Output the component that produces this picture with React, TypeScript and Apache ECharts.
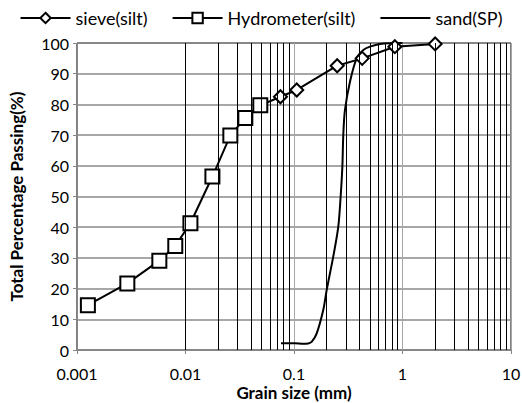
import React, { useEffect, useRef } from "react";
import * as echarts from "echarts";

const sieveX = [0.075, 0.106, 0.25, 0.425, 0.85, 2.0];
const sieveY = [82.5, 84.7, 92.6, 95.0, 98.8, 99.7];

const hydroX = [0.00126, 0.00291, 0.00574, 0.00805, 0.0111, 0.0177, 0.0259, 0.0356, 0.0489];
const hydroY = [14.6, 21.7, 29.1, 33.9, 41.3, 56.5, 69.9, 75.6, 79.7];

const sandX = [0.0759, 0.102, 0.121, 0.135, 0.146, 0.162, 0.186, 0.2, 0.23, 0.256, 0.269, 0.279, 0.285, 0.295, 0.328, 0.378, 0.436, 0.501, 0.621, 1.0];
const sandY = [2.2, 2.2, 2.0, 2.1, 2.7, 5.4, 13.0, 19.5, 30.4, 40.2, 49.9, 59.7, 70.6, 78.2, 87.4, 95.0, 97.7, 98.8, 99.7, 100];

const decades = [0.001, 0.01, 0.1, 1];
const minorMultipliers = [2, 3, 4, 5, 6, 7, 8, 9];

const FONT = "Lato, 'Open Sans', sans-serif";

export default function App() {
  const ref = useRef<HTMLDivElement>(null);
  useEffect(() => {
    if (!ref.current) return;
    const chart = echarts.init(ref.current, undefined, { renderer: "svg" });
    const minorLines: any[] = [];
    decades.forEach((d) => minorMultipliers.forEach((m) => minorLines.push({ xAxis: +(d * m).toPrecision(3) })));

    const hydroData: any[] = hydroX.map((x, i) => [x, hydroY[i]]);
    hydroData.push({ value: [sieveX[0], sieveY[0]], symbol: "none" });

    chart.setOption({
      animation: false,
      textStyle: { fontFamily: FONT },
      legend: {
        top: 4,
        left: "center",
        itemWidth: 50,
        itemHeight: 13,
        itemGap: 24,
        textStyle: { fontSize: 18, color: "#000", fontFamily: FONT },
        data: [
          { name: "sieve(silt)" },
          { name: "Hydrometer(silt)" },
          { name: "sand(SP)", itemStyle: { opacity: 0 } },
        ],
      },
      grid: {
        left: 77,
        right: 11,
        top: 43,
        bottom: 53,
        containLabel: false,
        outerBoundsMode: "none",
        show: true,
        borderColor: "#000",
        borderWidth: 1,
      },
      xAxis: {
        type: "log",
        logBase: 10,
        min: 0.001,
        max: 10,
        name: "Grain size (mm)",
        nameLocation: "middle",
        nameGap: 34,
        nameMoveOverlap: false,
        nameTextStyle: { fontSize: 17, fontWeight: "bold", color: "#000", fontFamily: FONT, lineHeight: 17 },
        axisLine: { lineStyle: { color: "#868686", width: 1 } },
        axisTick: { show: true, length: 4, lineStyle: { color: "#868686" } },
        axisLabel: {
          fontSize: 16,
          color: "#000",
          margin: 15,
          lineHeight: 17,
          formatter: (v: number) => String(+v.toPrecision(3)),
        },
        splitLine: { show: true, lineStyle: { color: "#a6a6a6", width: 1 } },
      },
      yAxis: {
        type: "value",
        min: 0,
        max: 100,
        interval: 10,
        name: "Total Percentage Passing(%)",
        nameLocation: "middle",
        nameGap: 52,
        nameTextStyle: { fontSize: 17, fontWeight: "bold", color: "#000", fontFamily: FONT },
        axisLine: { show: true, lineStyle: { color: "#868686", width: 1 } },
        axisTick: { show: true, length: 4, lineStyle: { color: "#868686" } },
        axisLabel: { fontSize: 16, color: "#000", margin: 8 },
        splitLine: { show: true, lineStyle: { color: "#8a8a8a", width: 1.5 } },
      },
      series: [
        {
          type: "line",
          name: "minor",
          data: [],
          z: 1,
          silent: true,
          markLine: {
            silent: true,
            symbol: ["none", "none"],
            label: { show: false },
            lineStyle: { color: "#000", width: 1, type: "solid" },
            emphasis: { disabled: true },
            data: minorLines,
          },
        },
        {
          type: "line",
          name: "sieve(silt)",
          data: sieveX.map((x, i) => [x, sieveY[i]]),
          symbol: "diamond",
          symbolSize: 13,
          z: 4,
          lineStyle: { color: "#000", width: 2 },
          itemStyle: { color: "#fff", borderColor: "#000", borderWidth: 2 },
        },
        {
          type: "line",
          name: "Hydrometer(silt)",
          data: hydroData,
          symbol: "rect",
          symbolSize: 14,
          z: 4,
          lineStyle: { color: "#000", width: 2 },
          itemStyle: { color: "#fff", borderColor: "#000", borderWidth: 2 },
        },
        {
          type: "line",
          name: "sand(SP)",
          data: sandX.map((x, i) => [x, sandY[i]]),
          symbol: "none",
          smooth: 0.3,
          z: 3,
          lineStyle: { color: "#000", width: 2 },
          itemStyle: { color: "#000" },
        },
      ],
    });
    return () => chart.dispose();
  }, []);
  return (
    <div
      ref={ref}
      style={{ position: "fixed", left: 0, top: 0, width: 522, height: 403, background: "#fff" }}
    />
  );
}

=-=-=

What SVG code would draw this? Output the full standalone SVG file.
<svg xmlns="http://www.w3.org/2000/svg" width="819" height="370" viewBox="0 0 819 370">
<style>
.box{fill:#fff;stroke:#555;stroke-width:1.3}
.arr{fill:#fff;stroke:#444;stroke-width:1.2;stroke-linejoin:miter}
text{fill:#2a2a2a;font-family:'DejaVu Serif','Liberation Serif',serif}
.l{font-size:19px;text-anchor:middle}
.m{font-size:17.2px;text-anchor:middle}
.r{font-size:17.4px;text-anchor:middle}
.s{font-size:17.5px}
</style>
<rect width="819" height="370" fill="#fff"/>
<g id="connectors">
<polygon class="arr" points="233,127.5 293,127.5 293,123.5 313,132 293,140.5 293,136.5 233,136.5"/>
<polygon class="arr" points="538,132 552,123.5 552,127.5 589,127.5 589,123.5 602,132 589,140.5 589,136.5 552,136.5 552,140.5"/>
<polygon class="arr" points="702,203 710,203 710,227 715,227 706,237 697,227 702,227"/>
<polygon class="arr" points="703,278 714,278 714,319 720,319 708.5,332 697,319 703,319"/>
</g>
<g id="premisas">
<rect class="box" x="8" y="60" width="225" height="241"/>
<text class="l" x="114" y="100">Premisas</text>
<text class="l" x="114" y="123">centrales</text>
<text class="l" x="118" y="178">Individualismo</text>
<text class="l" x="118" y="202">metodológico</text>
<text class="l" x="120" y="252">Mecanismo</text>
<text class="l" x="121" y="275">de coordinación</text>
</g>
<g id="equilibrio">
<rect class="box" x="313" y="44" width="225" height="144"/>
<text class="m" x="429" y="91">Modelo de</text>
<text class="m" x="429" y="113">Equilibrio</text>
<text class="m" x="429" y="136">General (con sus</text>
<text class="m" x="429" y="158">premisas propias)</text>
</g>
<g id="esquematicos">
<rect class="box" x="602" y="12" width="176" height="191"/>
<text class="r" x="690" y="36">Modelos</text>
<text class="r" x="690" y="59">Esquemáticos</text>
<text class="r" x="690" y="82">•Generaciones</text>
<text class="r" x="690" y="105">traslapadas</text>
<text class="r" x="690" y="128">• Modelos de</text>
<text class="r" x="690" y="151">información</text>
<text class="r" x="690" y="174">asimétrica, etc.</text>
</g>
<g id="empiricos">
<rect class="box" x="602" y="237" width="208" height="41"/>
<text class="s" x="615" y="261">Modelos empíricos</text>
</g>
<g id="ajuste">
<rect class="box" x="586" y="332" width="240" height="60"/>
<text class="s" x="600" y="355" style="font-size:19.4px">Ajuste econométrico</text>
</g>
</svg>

=-=-=

▶ _Problem_: Return every line above that contains the word "Output".

▶ _Exercise solution_:
Output the component that produces this picture with React, TypeScript and Apache ECharts.
What SVG code would draw this? Output the full standalone SVG file.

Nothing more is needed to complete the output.